My wife and I had been looking for a place where our souls could settle—a place that asked nothing of us except that we be present. We didn't know exactly what we were searching for, only that we would recognize it when we found it.

That place became Aso.

It was our dear friend Shingo-san who first brought us there. Though he now lives in Tokyo, Aso had long been a home to him, and through his eyes we were introduced to a way of life rooted in patience, simplicity, and deep respect for the land. In many ways, he wasn't just taking us somewhere new—he was inviting us into a place that had already shaped his own heart.

There we met Hiro-san and his family.

From the moment we arrived, there was no need to perform or explain ourselves. We were welcomed with a generosity that felt effortless, as if we had been expected all along. Time slowed. The days became measured not by schedules but by the changing light, shared meals, quiet conversations, the sound of the wind through the fields, and the presence of Mount Aso watching over everything.

Coming from Tokyo, where life moves with such relentless momentum, Aso reminded us of another rhythm—one that had always existed beneath the noise. It became a place where we could hear ourselves again.

The songs that would become Hajimari were not written only in rooms with instruments.

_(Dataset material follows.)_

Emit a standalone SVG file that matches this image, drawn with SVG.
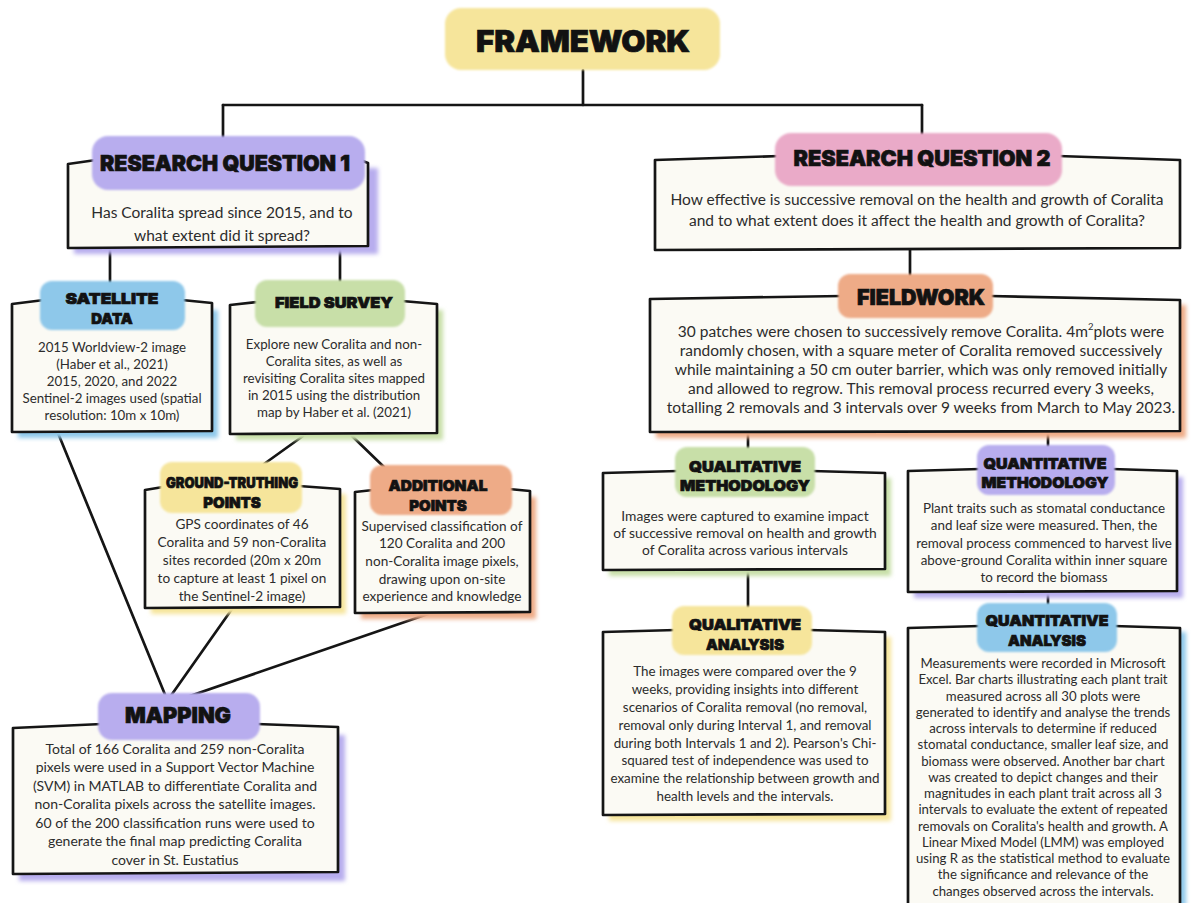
<svg xmlns="http://www.w3.org/2000/svg" width="1192" height="903" viewBox="0 0 1192 903">
  <defs>
    <filter id="soft" x="-10%" y="-10%" width="120%" height="120%">
      <feGaussianBlur stdDeviation="1.2"/>
    </filter>
    <filter id="haze" x="-10%" y="-10%" width="120%" height="120%">
      <feGaussianBlur stdDeviation="2"/>
    </filter>
    <style>
      .box { fill: #fbfaf4; stroke: #151515; stroke-width: 2.7; stroke-linejoin: round; stroke-linecap: round; }
      .shadow { filter: url(#haze); }
      .blob { filter: url(#soft); }
      .hd { font-family: Inter, Roboto, "Liberation Sans", sans-serif; font-weight: 900; fill: #121212; stroke: #121212; stroke-width: 0.7; text-anchor: middle; dominant-baseline: central; }
      .tx { font-family: Lato, "Noto Sans", "Liberation Sans", sans-serif; fill: #2c2c2c; text-anchor: middle; dominant-baseline: central; font-size: 13.3px; }
      .lg { font-size: 15.5px; }
      .wire { fill: none; stroke: #151515; stroke-width: 2.7; stroke-linecap: round; }
      .yellow { fill: #f6e59b; }
      .purple { fill: #b8adee; }
      .pink { fill: #eaaac8; }
      .blue { fill: #8ec8ea; }
      .green { fill: #c8dfa8; }
      .orange { fill: #eeab87; }
    </style>
  </defs>

  <rect width="1192" height="903" fill="#ffffff"/>

  <!-- connectors -->
  <g id="connectors">
    <path class="wire" d="M583,70 L583,105"/>
    <path class="wire" d="M223,105 L922,105"/>
    <path class="wire" d="M223,105 L223,138"/>
    <path class="wire" d="M922,105 L922,136"/>
    <path class="wire" d="M110,248 L110,283"/>
    <path class="wire" d="M340,247 L340,282"/>
    <path class="wire" d="M303,436 L264,464"/>
    <path class="wire" d="M352,436 L384,467"/>
    <path class="wire" d="M58,433 L166,697"/>
    <path class="wire" d="M232,609 L170,697"/>
    <path class="wire" d="M428,614 L184,698"/>
    <path class="wire" d="M910,250 L910,276"/>
    <path class="wire" d="M748,432 L748,449"/>
    <path class="wire" d="M1048,432 L1048,447"/>
    <path class="wire" d="M748,570 L748,608"/>
    <path class="wire" d="M1048,592 L1048,605"/>
  </g>

  <!-- title -->
  <g id="framework">
    <rect class="blob yellow" x="445" y="8" width="275" height="62" rx="16"/>
    <text class="hd" x="583" y="41" font-size="30" textLength="214" lengthAdjust="spacingAndGlyphs">FRAMEWORK</text>
  </g>

  <!-- research question 1 -->
  <g id="rq1">
    <rect class="shadow purple" x="74" y="168" width="304" height="86"/>
    <path class="box" d="M96,160 L68,164 L68,248 L368,246 L368,163 L360,160"/>
    <rect class="blob purple" x="92" y="136" width="273" height="54" rx="16"/>
    <text class="hd" x="225" y="163" font-size="22" textLength="250" lengthAdjust="spacingAndGlyphs">RESEARCH QUESTION 1</text>
    <text class="tx lg" x="222" y="212">Has Coralita spread since 2015, and to</text>
    <text class="tx lg" x="222" y="235">what extent did it spread?</text>
  </g>

  <!-- research question 2 -->
  <g id="rq2">
    <path class="box" d="M780,156 L655,160 L655,250 L1180,248 L1180,160 L1058,156"/>
    <rect class="blob pink" x="775" y="133" width="287" height="53" rx="16"/>
    <text class="hd" x="922" y="158" font-size="22" textLength="257" lengthAdjust="spacingAndGlyphs">RESEARCH QUESTION 2</text>
    <text class="tx lg" x="917" y="199">How effective is successive removal on the health and growth of Coralita</text>
    <text class="tx lg" x="917" y="220">and to what extent does it affect the health and growth of Coralita?</text>
  </g>

  <!-- satellite data -->
  <g id="satellite">
    <rect class="shadow blue" x="18" y="310" width="200" height="128"/>
    <path class="box" d="M44,300 L12,304 L12,432 L212,431 L212,303 L182,300"/>
    <rect class="blob blue" x="40" y="281" width="145" height="49" rx="12"/>
    <text class="hd" x="112" y="298" font-size="15" textLength="93" lengthAdjust="spacingAndGlyphs">SATELLITE</text>
    <text class="hd" x="112" y="318" font-size="15">DATA</text>
    <text class="tx" x="112" y="347">2015 Worldview-2 image</text>
    <text class="tx" x="112" y="364">(Haber et al., 2021)</text>
    <text class="tx" x="112" y="381">2015, 2020, and 2022</text>
    <text class="tx" x="112" y="398">Sentinel-2 images used (spatial</text>
    <text class="tx" x="112" y="415">resolution: 10m x 10m)</text>
  </g>

  <!-- field survey -->
  <g id="field-survey">
    <rect class="shadow green" x="236" y="310" width="207" height="130"/>
    <path class="box" d="M258,302 L230,305 L230,434 L437,433 L437,304 L402,301"/>
    <rect class="blob green" x="255" y="280" width="150" height="47" rx="12"/>
    <text class="hd" x="334" y="302" font-size="15" textLength="118" lengthAdjust="spacingAndGlyphs">FIELD SURVEY</text>
    <text class="tx" x="334" y="344">Explore new Coralita and non-</text>
    <text class="tx" x="334" y="361">Coralita sites, as well as</text>
    <text class="tx" x="334" y="378">revisiting Coralita sites mapped</text>
    <text class="tx" x="334" y="395">in 2015 using the distribution</text>
    <text class="tx" x="334" y="412">map by Haber et al. (2021)</text>
  </g>

  <!-- ground-truthing points -->
  <g id="ground-truthing">
    <rect class="shadow yellow" x="151" y="494" width="195" height="120"/>
    <path class="box" d="M163,487 L145,490 L145,608 L340,607 L340,489 L299,486"/>
    <rect class="blob yellow" x="160" y="462" width="142" height="51" rx="12"/>
    <text class="hd" x="232" y="482" font-size="15" textLength="132" lengthAdjust="spacingAndGlyphs">GROUND-TRUTHING</text>
    <text class="hd" x="232" y="502" font-size="15">POINTS</text>
    <g style="font-size:13.6px">
      <text class="tx" x="242" y="524" style="font-size:inherit">GPS coordinates of 46</text>
      <text class="tx" x="242" y="542" style="font-size:inherit">Coralita and 59 non-Coralita</text>
      <text class="tx" x="242" y="560" style="font-size:inherit">sites recorded (20m x 20m</text>
      <text class="tx" x="242" y="578" style="font-size:inherit">to capture at least 1 pixel on</text>
      <text class="tx" x="242" y="596" style="font-size:inherit">the Sentinel-2 image)</text>
    </g>
  </g>

  <!-- additional points -->
  <g id="additional-points">
    <rect class="shadow orange" x="361" y="497" width="175" height="122"/>
    <path class="box" d="M373,490 L355,492 L355,613 L530,612 L530,491 L509,489"/>
    <rect class="blob orange" x="370" y="465" width="142" height="50" rx="12"/>
    <text class="hd" x="438" y="485" font-size="15" textLength="99" lengthAdjust="spacingAndGlyphs">ADDITIONAL</text>
    <text class="hd" x="438" y="505" font-size="15">POINTS</text>
    <g style="font-size:13.6px">
      <text class="tx" x="442" y="526" style="font-size:inherit">Supervised classification of</text>
      <text class="tx" x="442" y="543" style="font-size:inherit">120 Coralita and 200</text>
      <text class="tx" x="442" y="561" style="font-size:inherit">non-Coralita image pixels,</text>
      <text class="tx" x="442" y="579" style="font-size:inherit">drawing upon on-site</text>
      <text class="tx" x="442" y="596" style="font-size:inherit">experience and knowledge</text>
    </g>
  </g>

  <!-- mapping -->
  <g id="mapping">
    <rect class="shadow purple" x="19" y="735" width="326" height="146"/>
    <path class="box" d="M102,724 L13,728 L13,874 L338,872 L338,727 L257,724"/>
    <rect class="blob purple" x="98" y="693" width="162" height="47" rx="14"/>
    <text class="hd" x="178" y="715" font-size="22" textLength="106" lengthAdjust="spacingAndGlyphs">MAPPING</text>
    <g style="font-size:14px">
      <text class="tx" x="175" y="748" style="font-size:inherit">Total of 166 Coralita and 259 non-Coralita</text>
      <text class="tx" x="175" y="766.5" style="font-size:inherit">pixels were used in a Support Vector Machine</text>
      <text class="tx" x="175" y="785" style="font-size:inherit">(SVM) in MATLAB to differentiate Coralita and</text>
      <text class="tx" x="175" y="803.5" style="font-size:inherit">non-Coralita pixels across the satellite images.</text>
      <text class="tx" x="175" y="822" style="font-size:inherit">60 of the 200 classification runs were used to</text>
      <text class="tx" x="175" y="840.5" style="font-size:inherit">generate the final map predicting Coralita</text>
      <text class="tx" x="175" y="859" style="font-size:inherit">cover in St. Eustatius</text>
    </g>
  </g>

  <!-- fieldwork -->
  <g id="fieldwork">
    <rect class="shadow orange" x="656" y="305" width="530" height="133"/>
    <path class="box" d="M842,296 L650,299 L650,432 L1180,431 L1180,300 L990,296"/>
    <rect class="blob orange" x="838" y="274" width="155" height="44" rx="12"/>
    <text class="hd" x="921" y="297" font-size="22" textLength="128" lengthAdjust="spacingAndGlyphs">FIELDWORK</text>
    <text class="tx lg" x="921" y="331">30 patches were chosen to successively remove Coralita. 4m<tspan font-size="9.5" dy="-5">2</tspan><tspan dy="5">plots were</tspan></text>
    <text class="tx lg" x="921" y="350">randomly chosen, with a square meter of Coralita removed successively</text>
    <text class="tx lg" x="921" y="369">while maintaining a 50 cm outer barrier, which was only removed initially</text>
    <text class="tx lg" x="921" y="388">and allowed to regrow. This removal process recurred every 3 weeks,</text>
    <text class="tx lg" x="921" y="407">totalling 2 removals and 3 intervals over 9 weeks from March to May 2023.</text>
  </g>

  <!-- qualitative methodology -->
  <g id="qualitative-methodology">
    <rect class="shadow green" x="609" y="478" width="282" height="98"/>
    <path class="box" d="M678,471 L603,473 L603,570 L885,569 L885,473 L812,471"/>
    <rect class="blob green" x="675" y="447" width="140" height="50" rx="12"/>
    <text class="hd" x="745" y="466" font-size="15" textLength="112" lengthAdjust="spacingAndGlyphs">QUALITATIVE</text>
    <text class="hd" x="745" y="485" font-size="15" textLength="130" lengthAdjust="spacingAndGlyphs">METHODOLOGY</text>
    <g style="font-size:13.8px">
      <text class="tx" x="745" y="515" style="font-size:inherit">Images were captured to examine impact</text>
      <text class="tx" x="745" y="532" style="font-size:inherit">of successive removal on health and growth</text>
      <text class="tx" x="745" y="549" style="font-size:inherit">of Coralita across various intervals</text>
    </g>
  </g>

  <!-- quantitative methodology -->
  <g id="quantitative-methodology">
    <rect class="shadow purple" x="914" y="477" width="269" height="121"/>
    <path class="box" d="M980,469 L908,471 L908,592 L1177,591 L1177,471 L1112,469"/>
    <rect class="blob purple" x="977" y="445" width="138" height="50" rx="12"/>
    <text class="hd" x="1045" y="463" font-size="15" textLength="123" lengthAdjust="spacingAndGlyphs">QUANTITATIVE</text>
    <text class="hd" x="1045" y="482" font-size="15" textLength="127" lengthAdjust="spacingAndGlyphs">METHODOLOGY</text>
    <g style="font-size:13.4px">
      <text class="tx" x="1044" y="508" style="font-size:inherit">Plant traits such as stomatal conductance</text>
      <text class="tx" x="1044" y="525" style="font-size:inherit">and leaf size were measured. Then, the</text>
      <text class="tx" x="1044" y="543" style="font-size:inherit">removal process commenced to harvest live</text>
      <text class="tx" x="1044" y="560" style="font-size:inherit">above-ground Coralita within inner square</text>
      <text class="tx" x="1044" y="577" style="font-size:inherit">to record the biomass</text>
    </g>
  </g>

  <!-- qualitative analysis -->
  <g id="qualitative-analysis">
    <rect class="shadow yellow" x="609" y="637" width="282" height="184"/>
    <path class="box" d="M676,630 L603,632 L603,815 L885,814 L885,632 L809,630"/>
    <rect class="blob yellow" x="672" y="606" width="140" height="49" rx="12"/>
    <text class="hd" x="745" y="624" font-size="15" textLength="112" lengthAdjust="spacingAndGlyphs">QUALITATIVE</text>
    <text class="hd" x="745" y="644" font-size="15">ANALYSIS</text>
    <g style="font-size:13.4px">
      <text class="tx" x="745" y="671" style="font-size:inherit">The images were compared over the 9</text>
      <text class="tx" x="745" y="689" style="font-size:inherit">weeks, providing insights into different</text>
      <text class="tx" x="745" y="707" style="font-size:inherit">scenarios of Coralita removal (no removal,</text>
      <text class="tx" x="745" y="725" style="font-size:inherit">removal only during Interval 1, and removal</text>
      <text class="tx" x="745" y="743" style="font-size:inherit">during both Intervals 1 and 2). Pearson's Chi-</text>
      <text class="tx" x="745" y="760" style="font-size:inherit">squared test of independence was used to</text>
      <text class="tx" x="745" y="778" style="font-size:inherit">examine the relationship between growth and</text>
      <text class="tx" x="745" y="796" style="font-size:inherit">health levels and the intervals.</text>
    </g>
  </g>

  <!-- quantitative analysis -->
  <g id="quantitative-analysis">
    <rect class="shadow blue" x="914" y="632" width="272" height="276"/>
    <path class="box" d="M980,626 L908,628 L908,906 L1180,906 L1180,628 L1114,626"/>
    <rect class="blob blue" x="977" y="603" width="140" height="49" rx="12"/>
    <text class="hd" x="1047" y="620" font-size="15" textLength="123" lengthAdjust="spacingAndGlyphs">QUANTITATIVE</text>
    <text class="hd" x="1047" y="640" font-size="15">ANALYSIS</text>
    <g style="font-size:13.2px">
      <text class="tx" x="1043" y="663" style="font-size:inherit">Measurements were recorded in Microsoft</text>
      <text class="tx" x="1043" y="679.25" style="font-size:inherit">Excel. Bar charts illustrating each plant trait</text>
      <text class="tx" x="1043" y="695.5" style="font-size:inherit">measured across all 30 plots were</text>
      <text class="tx" x="1043" y="711.75" style="font-size:inherit">generated to identify and analyse the trends</text>
      <text class="tx" x="1043" y="728" style="font-size:inherit">across intervals to determine if reduced</text>
      <text class="tx" x="1043" y="744.25" style="font-size:inherit">stomatal conductance, smaller leaf size, and</text>
      <text class="tx" x="1043" y="760.5" style="font-size:inherit">biomass were observed. Another bar chart</text>
      <text class="tx" x="1043" y="776.75" style="font-size:inherit">was created to depict changes and their</text>
      <text class="tx" x="1043" y="793" style="font-size:inherit">magnitudes in each plant trait across all 3</text>
      <text class="tx" x="1043" y="809.25" style="font-size:inherit">intervals to evaluate the extent of repeated</text>
      <text class="tx" x="1043" y="825.5" style="font-size:inherit">removals on Coralita's health and growth. A</text>
      <text class="tx" x="1043" y="841.75" style="font-size:inherit">Linear Mixed Model (LMM) was employed</text>
      <text class="tx" x="1043" y="858" style="font-size:inherit">using R as the statistical method to evaluate</text>
      <text class="tx" x="1043" y="874.25" style="font-size:inherit">the significance and relevance of the</text>
      <text class="tx" x="1043" y="890.5" style="font-size:inherit">changes observed across the intervals.</text>
    </g>
  </g>
</svg>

They were written in long walks, in silence, in the kindness of strangers who became family, in mornings that began with birdsong, and in evenings filled with gratitude. They were written in the feeling of finally arriving somewhere our hearts had already known.

I often think that we went to Aso looking for a place to rest, only to discover that peace had been waiting for us there all along—in the landscape, in Hiro-san and his family, and in the friendships that led us there.

No matter where life takes us, Aso will always feel like home. It is a place that quietly changed the course of our lives, and a part of its spirit continues to live within every note of Hajimari.

Hands of Clay

Clay has a way of teaching patience. It yields only to gentle hands, asking you to slow down and pay attention. Sitting beside my wife, shaping something from the earth, I realized that love asks for much of the same.

We spent the day turning earth into something that could be held. The pieces weren't perfect, but neither was the process, and somehow that made them even more beautiful.

They became little reminders that the best things in life are shaped slowly, together.